Submitted by c ur self on
This is how we all should shun Chaos...and be accountable ourselves....;)
<<<
Submitted by overwhelmedwife on
<<<
Why does he feel it necessary to "save up" what he feels are bad behaviours on my part and unleash them in a torrent months and months after they happen?
<<<<
Since I have experienced this many times over the past 30+ years, this is my theory...
When they do explode, they feel the need to justify their rage, so they justify their anger with claims that you have been horrible for days or weeks or months.
Let me give you an example that "proved" to me that this is what's going on.
I was across the country for several weeks taking care of my ill parents. During that time, communications with H were limited, he doesn't like talking on the phone, so conversations were pleasant, just minimal updates, etc. I came home and everything was fine. Then, about a week later, H EXPLODED and said that I "had been a total a-hole for weeks." lol....uh...I haven't been here for weeks. oops. gotcha!!! H really felt embarrassed because once I said that I hadn't even been around for weeks, his words were exposed to be fraud.
(this is also part of the "now, not now" problem that exists with ADHD. Right NOW, he's angry at me, so in his mind, he's been angry all along. At that moment, he can't "remember" that I haven't even been within 2000 miles of him for weeks.)
The point was that something triggered, I don't know what, maybe the stress from me being away was too much for him because he's used to me taking care of him, and he exploded. When he exploded he needed to justify his anger, which he usually does by making the (false) claim that I've been a a bitch all month.
I've also seen H do this occasionally with others, but not nearly as often as he does with me. When he's done this with others, I have to remind him of the actual facts to help him back into reality. "No, that person hasn't been rude to you many times. You've only had pleasant conversations with that person. You're mad right now, so you're now painting that person "black"."

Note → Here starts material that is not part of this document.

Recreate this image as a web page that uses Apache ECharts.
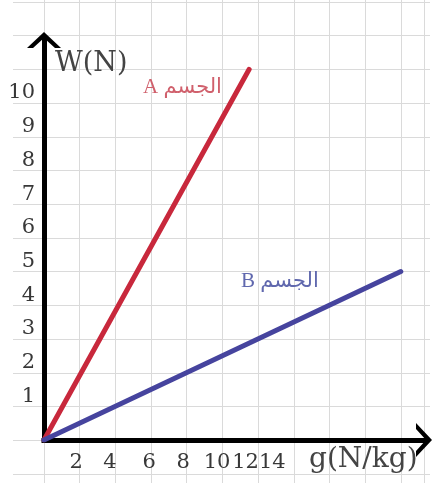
<!DOCTYPE html>
<html>
<head>
<meta charset="utf-8">
<script src="https://cdn.jsdelivr.net/npm/echarts@6/dist/echarts.min.js"></script>
<style>
  html, body { margin: 0; padding: 0; background: #fff; }
  #chart { width: 433px; height: 483px; }
</style>
</head>
<body>
<div id="chart"></div>
<script>
// Weight W (N) against gravitational field strength g (N/kg) for two bodies
const bodyA = [[0, 0], [11.5, 11]];
const bodyB = [[0, 0], [20, 5]];

// Axis tick labels
const yTickValues = [1, 2, 3, 4, 5, 6, 7, 8, 9, 10];
const xTickLabels = ['2', '4', '6', '8', '10', '12', '14'];
// where each g label sits along the axis (the last ones are packed together)
const xTickAt = [1.8, 3.7, 5.9, 7.8, 9.7, 11.3, 12.8];

const axisName = { x: 'g(N/kg)', y: 'W(N)' };
const bodyNames = { A: 'A الجسم', B: 'B الجسم' };

const SERIF = '"DejaVu Serif", "Liberation Serif", serif';
const LABEL_FONT = '"Liberation Serif", "DejaVu Sans", serif';
const GRID_COLOR = '#dadada';
const ARROW = 'path://M0,16 L17,0 L34,16 L28,16 L17,6 L6,16 Z';

const chart = echarts.init(document.getElementById('chart'), null, { renderer: 'canvas' });

chart.setOption({
  backgroundColor: '#ffffff',
  animation: false,
  grid: [
    // main plot
    { left: 44, right: 9, top: 40, bottom: 43 },
    // vertical ruling of the squared paper
    { left: 44, right: 9, top: 0, bottom: 0 },
    // horizontal ruling of the squared paper
    { left: 13, right: 3, top: 2, bottom: 9 }
  ],
  xAxis: [
    {
      gridIndex: 0, type: 'value', min: 0, max: 21.3,
      axisLine: {
        show: true, onZero: false,
        lineStyle: { color: '#000', width: 5, cap: 'square' },
        symbol: ['none', ARROW], symbolSize: [34, 16]
      },
      axisTick: { show: false },
      splitLine: { show: false },
      axisLabel: {
        customValues: xTickAt,
        formatter: function (v) {
          const i = xTickAt.indexOf(v);
          return i >= 0 ? xTickLabels[i] : '';
        },
        margin: 12,
        fontFamily: SERIF, fontSize: 21, color: '#383838'
      }
    },
    {
      gridIndex: 1, type: 'value', min: 0, max: 21.3, interval: 2,
      axisLine: { show: false }, axisTick: { show: false }, axisLabel: { show: false },
      splitLine: { show: true, lineStyle: { color: GRID_COLOR, width: 1 } }
    },
    {
      gridIndex: 2, type: 'value', min: 0, max: 1, show: false
    }
  ],
  yAxis: [
    {
      gridIndex: 0, type: 'value', min: 0, max: 11.87, interval: 1,
      axisLine: {
        show: true, onZero: false,
        lineStyle: { color: '#000', width: 5, cap: 'square' },
        symbol: ['none', ARROW], symbolSize: [34, 16]
      },
      axisTick: { show: false },
      splitLine: { show: false },
      axisLabel: {
        formatter: function (v) {
          return yTickValues.indexOf(v) >= 0 ? String(v) : '';
        },
        margin: 9,
        verticalAlign: 'bottom',
        lineHeight: 20,
        fontFamily: SERIF, fontSize: 21, color: '#383838'
      }
    },
    {
      gridIndex: 1, type: 'value', min: 0, max: 1, show: false
    },
    {
      gridIndex: 2, type: 'value', min: -1, max: 13, interval: 1,
      axisLine: { show: false }, axisTick: { show: false }, axisLabel: { show: false },
      splitLine: { show: true, lineStyle: { color: GRID_COLOR, width: 1 } }
    }
  ],
  series: [
    {
      name: 'A', type: 'line', xAxisIndex: 0, yAxisIndex: 0,
      data: bodyA, showSymbol: false, symbol: 'none', z: 5,
      lineStyle: { color: '#c8283c', width: 5, cap: 'round' }
    },
    {
      name: 'B', type: 'line', xAxisIndex: 0, yAxisIndex: 0,
      data: bodyB, showSymbol: false, symbol: 'none', z: 5,
      lineStyle: { color: '#46449e', width: 5, cap: 'round' }
    }
  ],
  graphic: [
    {
      type: 'text', left: 55, top: 50, z: 10,
      style: { text: axisName.y, font: '27px ' + SERIF, fill: '#444' }
    },
    {
      type: 'text', left: 309, top: 446, z: 10,
      style: { text: axisName.x, font: '28px ' + SERIF, fill: '#444' }
    },
    {
      type: 'text', left: 143, top: 77, z: 10,
      style: { text: bodyNames.A, font: '21px ' + LABEL_FONT, fill: '#d0606c' }
    },
    {
      type: 'text', left: 241, top: 271, z: 10,
      style: { text: bodyNames.B, font: '21px ' + LABEL_FONT, fill: '#6068ae' }
    }
  ]
});
</script>
</body>
</html>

I don't like H's brother, but I've witnessed H totally change a story that involved his brother. H will say things that supposedly his brother said, which are totally NOT TRUE, but H does that when he's mad at his brother. Then he'll say that his brother tries to control his life. lol Totally crazy.
Doh!!!
Submitted by Dipity on
Not only is it the "now, not now" issue, but also....
Submitted by overwhelmedwife on
Not only do I think it's the "Now, Not Now," issue, but blaming others become "habit" for those who didn't have parents who helped make them more "self-aware" in regards to taking ownership for their behaviors, feelings, etc.
My H was "parented badly". H was never held accountable for his behaviors. He just got used to saying things like, "that person has been an a-hole to me for years," without any confrontation in regards to the legitimacy of the claims.
So, as an adult, and in marriage, when H would get very mad, his "go to" response was, "you've been a bitch" (or a-hole) all week/month. So many times, the kids and I would be scratching our heads wondering what he was talking about because the previous days/weeks had been very pleasant.
but, once he tried making that claim after I had been 2000 miles away for several weeks, the jig was up.
BTW....the total opposite can also be true. If H has a raging-meltdown on, for instance, Wednesday, but then by Saturday things are going well, then it's not unusual for him to say on Sunday, "It's been a great week. We've been getting along so well." Because of the "now, not now", in his mind if he's happy "now," then he's been happy for months.